Site icon Dining With Frankie

NHOMe, Paris, 4/18/24

exterior – 41 Rue de Montpensier, 75001 Paris, France

NHome is under the direction of Chef Matan Zaken who offers a 9 course blind tasting menu which fluctuates with the season.  His concept is to have diners sit around a single large table with a relaxed and festive atmosphere.  He did just that by setting up adjoining tables to accommodate about 20 people in a vaulted cellar in a building opposite Palais Royal.  It opened in Sept 2022 and you can see the chef’s in the kitchen from a street window but upon entering are ushered to the back stone walled room.  The lights are lowered, mirrors are on the ceiling and music was in the background.  Diners do have different start times but there is some cross talk  with the casual crowd seated around the tables.  The tasting had 2 possible supplements including a cheese course.  We didn’t opt to add the cheese course and were told by several diners we had made a huge mistake.  Cocktail as well as wine pairings are available.  They have a one Michelin star rating.  Staff were enthusiastic and super friendly and will make you welcome while serving you a fine meal.

Set-Up

outside
kitchen
dining room
dining room
menu, drinks in English
sparkler
wine
wine
menu in French
Frankie chilled by the water

 

Food

Several snacks were served while drinks were being ordered.  A gougere of truffle cream and mushroom had a warm gooey center and was a delightful bite.  A tart of celery, peas and sea urchin was mixed with a little mayo and curry.  It was more mildly flavored than I expected but quite pleasant.  The spoon held beef tartare with mustard seed and Jerusalem artichoke skins were the crisp on top.

snacks
closer gougere
closer sea urchin tart and beef tartare

 

Oceanic started the tasting and it was an oyster with shiso, pickled shallots, and sea grapes.  The oyster was cut for easy eating.  It was a wonderful blend of perfectly balanced flavors.

oyster

 

Smokey and Savory was a signature course of smoked eel, foie gras, fennel seed, radish raw and cooked, an herb like anise and onion broth.  The small pieces of eel were alternated with the foie gras all surrounded by deeply flavored onion broth.  The idea was to eat a bit of everything in each bite.  This was a great course with the broth being especially so.

eel and foie gras

 

They served a slice of brown sourdough bread and butter – all house made.  The bread had a good crust and a moist doughy center.  Very good.

bread

 

Vegetal was a large spear of asparagus with seaweed salad including spring garlic.  some espuma cream with lemon and egg was also on the plate.

aspargus
turned

 

The Sea was a lobster from Brittany that was grilled with the shell.  A lobster bisque along with chocolate, peppermint, salsify and cacao leaves were also on the plate.  The lobster was barely cooked and worked great with all the other flavors.

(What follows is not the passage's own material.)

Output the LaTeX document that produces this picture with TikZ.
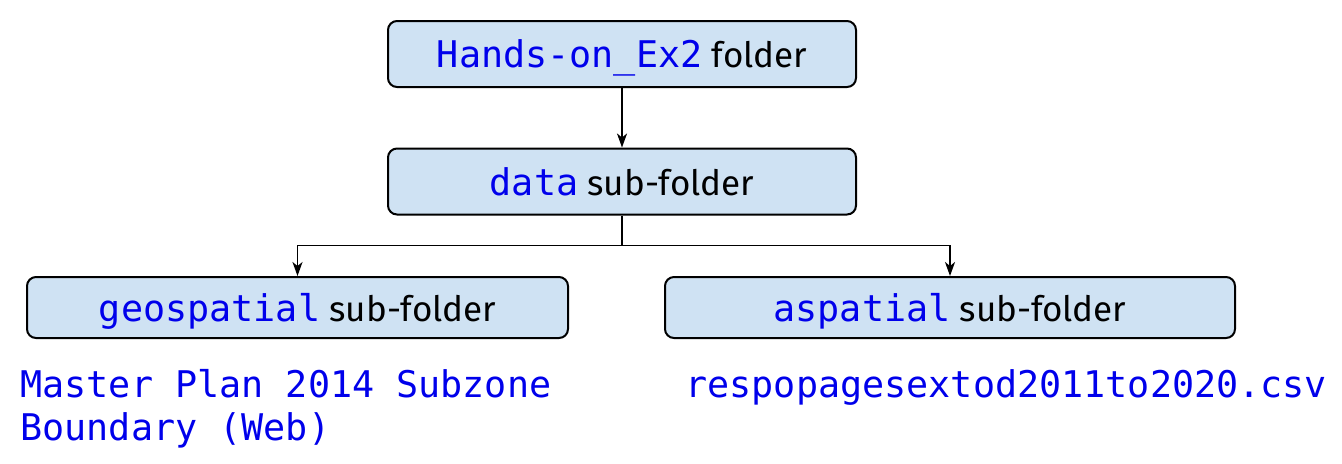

It was not overly an grilled flavor but quite nice.

lobster

 

A transition course was granite made with herbs, verbain, coriander, aesop, and ginger.  I loved the cold ginger flavor with the cilantro background.  This one left a tingle in your mouth.

granite

 

Animal was a piece of veal barbecue with a veal sweetbread, white asparagus, miso mushroom butter and morels.  The morel was stuffed with sweetbreads.  The tender veal was cooked perfectly and the sweetbread had a wonderful light crust.  The sauce brought out the best of everything on the plate.

Frankie studied the knife
veal barbecue

 

A bit of sweetness was composed with kiwi, cucumber and ginger.  Cucumber water was infused with lemon oil.  This was another refreshing course with some very sweet kiwi.

kiwi, cucumber, ginger
closer and moved around

 

Fruit was made with blood orange citrus and saffron carrots and bergamot.  The sorbet was made with blood orange which was cool and sweet and quite citrusy.  Something on the plate was chewy but I couldn’t identify it.  Overall this was a good light combination of flavors.

fruit dessert

 

Winding Down was made with leftover sourdough bread, sorbet, prunes and miso.  The sauce was made with miso and prunes.  A good chocolate variation with a nice mix of textures.

dessert winding down

 

Take a Guess was a selection of final sweets.  A tart of black rice with beetroot was crunchy inside and out.  A Jerusalem artichoke and vanilla was pickled with pine flavors in the spoon. A dark chocolate of 65% with crisps inside turned out to be studded with chicken skin.  Another winner.